That’s essential for developers working with large LLMs, vision models, or local inference.
Built for advanced work
It’s important to be mindful of who this machine is actually for. It’s not for gamers, students, or your average office user. Rather, the Pro Max Plus, with its discrete NPU, is aimed at data scientists, AI engineers, and developers who need to run massive models offline, securely, and on the go.
At Dell Technologies World, the company demonstrated its new Pro AI Studio toolkit running on the device. It includes use cases like modifying code in a game engine with natural language and deploying fine-tuned models without touching the cloud.
There are apparent advantages here for high-security industries. Running sensitive data through a local model means no cloud leaks or latency risk.
This workstation is effectively an AI edge server you can throw in a backpack. That opens the door for field applications in defense, healthcare, manufacturing, or disaster response: Anywhere fast, private AI inference is needed on the edge.
Dell Pro Max Plus with Qualcomm AI 100 – Built for AI Power Users - YouTube
Looking under the hood
The Qualcomm AI 100 card is built on a 7nm process and uses two chips connected over PCIe. Each one offers 16 AI cores and 32GB of memory.

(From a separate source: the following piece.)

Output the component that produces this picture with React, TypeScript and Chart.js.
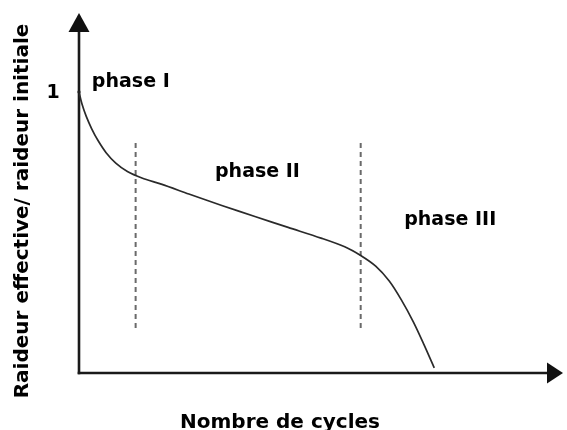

Together, they act as a unified engine with enough bandwidth to handle some of the largest models available today.
In terms of thermal management, the card is designed to operate under a 75W thermal design power, which is considerably more than typical NPUs found in consumer laptops (usually under 10W). That means Dell had to account for additional cooling and power delivery, but in return, you get server-class performance without a server.
Apple’s M3 and Intel Lunar Lake are both fabbed on advanced 3nm TSMC nodes, while Snapdragon X Elite and AMD Ryzen AI are built on 4nm. Qualcomm’s 7nm tech may be older, but it’s optimized for efficiency under sustained AI load.
Sure, it won’t render a Pixar movie, but it will run Llama 4 Scout locally… and that’s arguably a more impressive flex nowadays.
What does this all mean for workstation laptops?
The arrival of discrete NPUs in laptops like the Pro Max Plus marks a major inflection point in mobile computing. Michael Dell summed it up during the opening keynote of Dell Technologies World 2025: “Personal productivity is being reinvented by AI. We’re ready.”
Historically, workstation-class machines have revolved around GPUs, but PUs are general-purpose compute units that weren’t purpose-built for deep learning inference. With the Pro Max Plus, it’s clear Dell isn’t just ready: It’s pushing the workstation category into uncharted territory.
Dedicated NPUs, especially ones with large memory pools and optimized interconnects, change the game. They’re smaller, more power-efficient, and deliver far more performance per watt for AI-specific tasks.
This unlocks use cases previously restricted to datacenter servers or cloud instances for professionals building and deploying AI models.
Expect more vendors to follow suit. We’re already seeing Copilot+ PCs push integrated NPU performance, but Dell’s move hints at a future where premium workstations could offer GPU, NPU, or hybrid configurations.
If you're building the future of AI, your next workstation might not have a GPU. And with laptops like this, it might not need one.